Blood, Sweat & Flux. Pedals made with lasers and real wires!

WGTP

If I understand what your wanting to do, the Ge (or other) diodes need to be placed "in-line" to reduce white noise.  This is used in several of the Heavy Metal Petals.  It also creates "crossover" distortion that is similar to that of typical 50-100w tube amps.  Using Ge diodes for clipping is the noisiest choice.  Since the diodes limit the output, the noise stays the same.  LED's will have the highest output vs. Noise, but also the least distortion.  The Ge's will have the most.

Also, the 2N5089 and MSA018 are high gain/low noise transistor that may work well for you.
Stomping Out Sparks & Flames

darron

hey WGTP. where abouts do you mean for 'in-line'? it makes me think in series with the signal but i would imagine that to gate like crazy. could you please give me a suggestion where from the schematic?


5089 would make sence, but i'd like to keep it suitable for pnp GE so that i can chuck in any old OCxx / ACxxx / sanyo / rayon etc. etc. it's more about mojo and tonal difference, otherwise i'd probably just use a fet boost or something.


it's still on my breadboard. just found a REALLLLY nice sounding oc83 for it, but i'll keep experimenting with my new stock ac128s
Blood, Sweat & Flux. Pedals made with lasers and real wires!

WGTP

Whoops missed the Ge transistor part thinking about the other.  A 2N5087 would be a similar PNP SI.

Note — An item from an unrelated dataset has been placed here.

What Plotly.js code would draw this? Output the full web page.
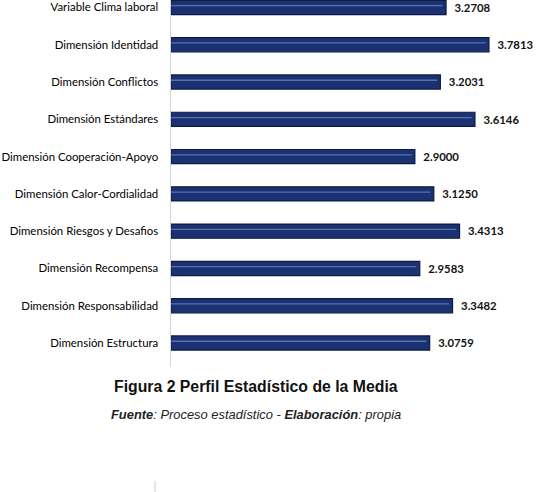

The diodes are in the signal path in series with the output of the Transistor where the 1uf cap is.  You may need to put a cap on each side of the diodes, I'm not sure.  I'm don't know how subtle the sonic impact will be, but I swear I smelled an old 50w Fender Bassman the first time I tried this with a fuzz.  In-line diodes clip the smallest signals so they block the noise IIRC.   :icon_cool:
Stomping Out Sparks & Flames

merlinb

Darron, do you get the same noise reduction if you use silicon diodes??

WGTP

You get more noise reduction, but it starts sounding funny.  ;)
Stomping Out Sparks & Flames

merlinb

Quote from: WGTP on October 10, 2010, 02:03:59 PM
You get more noise reduction, but it starts sounding funny.  ;)
I'm talking about Darron's peculiar situation with shunt diodes, not series diodes.